2, 2. Cosi formulata, la risposta nella sua semplicità sicuramente non ci lascia soddisfatti. In fondo, la nostra riflessione non ha ancora affrontato seriamente il problema decisivo: quali devono essere i limiti invalicabili della tolleranza? È il problema della verità-bontà (etica) della tolleranza. Ed è in questo punto che ora vorrei brevemente soffermarmi, proponendo una duplice riflessione.

 

“La materia del contendere” (speculativo, si intende) non è l’affermazione se una persona può essere costretta colla forza (non solo in senso fisico) ad assentire a una verità, soprattutto etica e religiosa. L’intrinseca illiceità di una tale costrizione è fuori discussione. Il problema è di sapere se questa affermazione è teoreticamente giustificata e/o praticamente assicurata, solo se fondata sulla tesi centrale del liberalismo teoretico. Cioè: si può sostenere teoreticamente quell’affermazione e praticarla, senza negare l’esistenza di verità assolute sull’uomo, senza negare la possibilità di conoscere queste verità, senza negare che la suddetta conoscenza è d’importanza basilare per il destino dell’uomo.

Ora, la nostra convinzione è che non solo il “liberalismo pratico” può essere affermato e praticato, pur negando la verità del “liberalismo teorico”, ma che solamente la negazione di questo mette al sicuro l’affermazione teorica e pratica di quello.

Dunque, in primo luogo: non esiste contraddizione. Infatti, l’affermazione dell’esistenza di verità assolute, conoscibili dall’intelletto umano (e più precisamente di un ordine morale assoluto e intramontabile) e l’assenso assolutamente certo a una verità Rivelata, ritenuta esclusivamente vera, non comporta alcuna mancanza di rispetto verso la persona errante. Il rispetto, infatti, che è dovuto alla persona, non è dovuto in ragione di ciò che la persona pensa. Semplicemente, è dovuto al suo essere persona.

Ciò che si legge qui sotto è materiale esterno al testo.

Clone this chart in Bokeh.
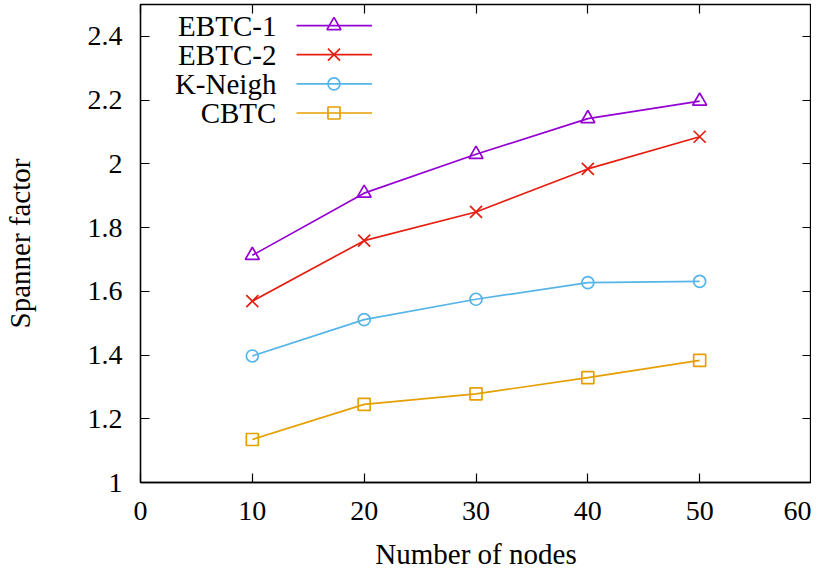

In secondo luogo: non solo non esiste contraddizione, ma solo l’illiberalismo teoretico assicura il liberalismo pratico. La riduzione dell’essere personale alla coscienza del suo essere, nell’ambito di cui ci stiamo occupando, ha portato divisione, alla rottura del legame che univa l’etica alla politica. I fatti dimostrano che questa divisione e rottura ha portato alle più grandi violazioni della dignità umana che la storia umana, forse, ha conosciuto. E non è per caso che ciò è accaduto: se, infatti, non si dà essere umano, non si vede perché non tutto possa essere deciso nei confronti dell’uomo.